In this report, I’ve dug into the designs of pure play dark pools like Renegade and Tristero and private defi infrastructure providers such as Panther, Penumbra, Railgun, and more.
The following report dives into the following:
- How these designs approach pre-execution privacy with native, third-party, or zkKYC’d wallets
- Order discovery and matching mechanisms using a range of different PETs. Design choices are made across AMMs, orderbooks, batch auctions, and hybrid designs
- Whether liquidity is sourced externally or bootstrapped internally, and the user privacy trade-offs it requires
- Whether they aim to be OFAC compliant or not, and the methods they use to do so
Here’s a quick overview of their designs:
- Renegade, with a crossing network based design, uses a UTXO based system and will be deployed using Arbitrum’s Orbit. It uses a combination of Ultra-ponk based Zero knowledge proof system and collaborative MPC.
- Tristero with an orderbook-based design, uses an account model and a network of Intel SGX TEE nodes. It uses “salted” intents.
- Panther Protocol, an orderbook, uses a combination of a MASP and a time-based escrow contract to source liquidity externally.
- Singularity with a hybrid orderbook-AMM design, also uses a UTXO based system. It relies on a network of FHE nodes and an Ultra-plonk based zero-knowledge proof system.
- Penumbra with an CL-AMM based on a UTXO model. It uses a groth16 ZK proof system with homomorphic pedersen commitments to run order batching system against a whole host of individual concentrated liquidity pools.

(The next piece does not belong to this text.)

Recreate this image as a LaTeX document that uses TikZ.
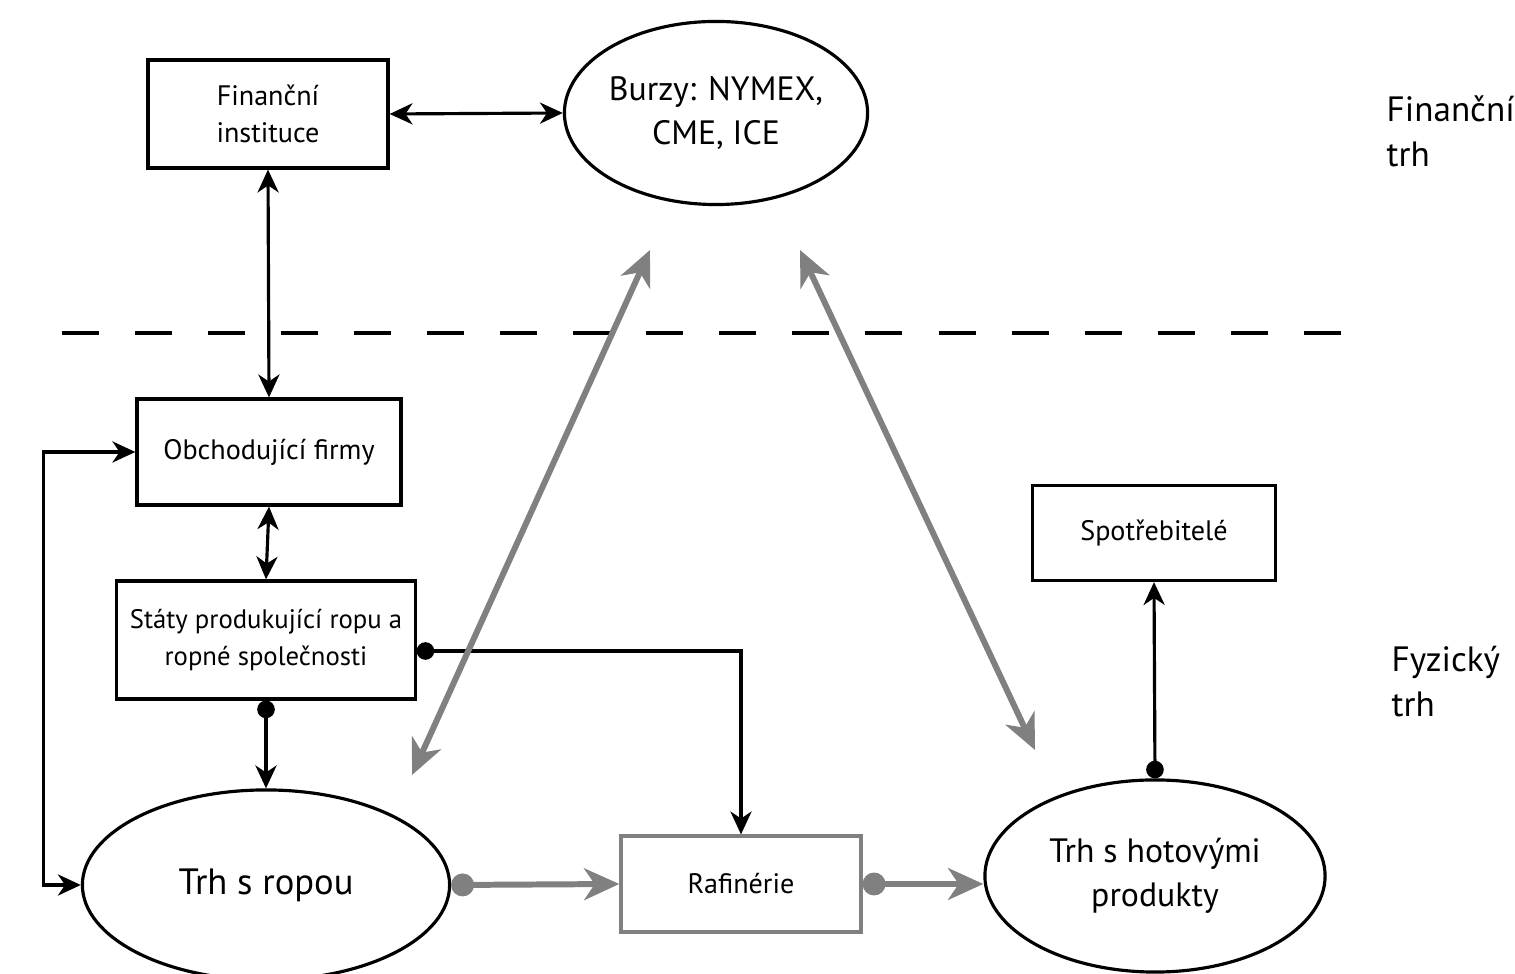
\documentclass[tikz,border=0pt]{standalone}
\usepackage{fontspec}
\setmainfont{PT Sans}
\usetikzlibrary{
  arrows.meta,
  positioning,
  shapes.geometric,
}
\tikzset{
  >={Stealth[length=6.5pt,width=6pt,inset=2pt]},
}

\begin{document}
\begin{tikzpicture}[x=0.01cm,y=-0.01cm,
      box/.style={
        draw=black,
        line width=0.9pt,
        align=center,
        inner sep=0pt,
        font=\fontsize{8}{10.5}\selectfont
      },
      oval/.style={
        draw=black,
        ellipse,
        line width=0.9pt,
        align=center,
        inner sep=0pt,
        font=\fontsize{9.6}{12.5}\selectfont
      },
      side/.style={align=left,anchor=north west,inner sep=0pt,font=\fontsize{10}{12.8}\selectfont},
      link/.style={line width=0.9pt},
      flow/.style={line width=1.7pt,draw=gray,
        >={Stealth[length=10pt,width=9pt,inset=3pt]}},
      dotted end/.style={{Circle[length=5pt]}->},
    ]
      \useasboundingbox (0,0) rectangle (1515,974);

      \node[box,minimum width=2.4cm,minimum height=1.08cm] at (268,114) (fin) {Finanční\\instituce};
      \node[oval,minimum width=3.03cm,minimum height=1.83cm] at (716,113) (burzy) {Burzy: NYMEX,\\CME, ICE};
      \node[box,minimum width=2.64cm,minimum height=1.06cm] at (269,452) (obch) {Obchodující firmy};
      \node[box,minimum width=2.98cm,minimum height=1.18cm,font=\fontsize{7.6}{10.5}\selectfont] at (266,640) (staty) {Státy produkující ropu a\\ropné společnosti};
      \node[oval,minimum width=3.67cm,minimum height=1.9cm,font=\fontsize{10.4}{13}\selectfont] at (266,885) (ropa) {Trh s ropou};
      \node[box,draw=gray,minimum width=2.4cm,minimum height=0.96cm] at (741,884) (raf) {Rafinérie};
      \node[oval,minimum width=3.4cm,minimum height=1.92cm] at (1155,876) (hotove) {Trh s hotovými\\produkty};
      \node[box,minimum width=2.43cm,minimum height=0.95cm] at (1154,533) (spotr) {Spotřebitelé};

      \node[side] at (1386,95) (fintrh) {Finanční\\trh};
      \node[side] at (1391,645) (fyztrh) {Fyzický\\trh};

      % hranice mezi trhy
      \coordinate (sepL) at (62,333);
      \coordinate (sepR) at (1350,333);
      \draw[link,dash pattern=on 0.37cm off 0.36cm] (sepL) -- (sepR);

      \draw[link,<->] (fin.east) -- (burzy.west);
      \draw[link,<->] (fin.south) -- (obch.north);
      \draw[link,<->] (obch.south) -- (staty.north);
      \draw[link,<->] (obch.west) -- ++(-92,0) |- (ropa.west);
      \draw[link,dotted end] (staty.south) -- (ropa.north);
      \draw[link,dotted end] ([yshift=-0.11cm]staty.east) -| (raf.north);
      \draw[link,dotted end] (hotove.north) -- (spotr.south);

      \coordinate (a1) at (412,775);
      \coordinate (a2) at (650,250);
      \coordinate (b1) at (800,250);
      \coordinate (b2) at (1035,750);
      \draw[flow,<->] (a1) -- (a2);
      \draw[flow,<->] (b1) -- (b2);
      \draw[flow,{Circle[length=6.5pt]}->] (ropa.east) -- (raf.west);
      \draw[flow,{Circle[length=6.5pt]}->] (raf.east) -- (raf.east -| hotove.west);
    \end{tikzpicture}
\end{document}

The use of PETs depends entirely on the dark pool design. If we’re going with a pure order book crossing network, ZK-MPC may be sufficient. However, such designs would require active mechanism design efforts to govern their relayer network.
Designs using TEEs can hit the ground running with low latency execution but would need to have additional security measures in place.
For a dark pool to be useful, it needs to have sufficient liquidity to match the demand side of order flow. So, if you’re running an orderbook, you need to have a sufficient number of counterparties or market makers or solvers to be able to sustain it. But if a dark pool is sourcing liquidity externally, it would need to rely on FHE, HE, and other cryptographic methods to be able to source that liquidity externally without compromising on user privacy.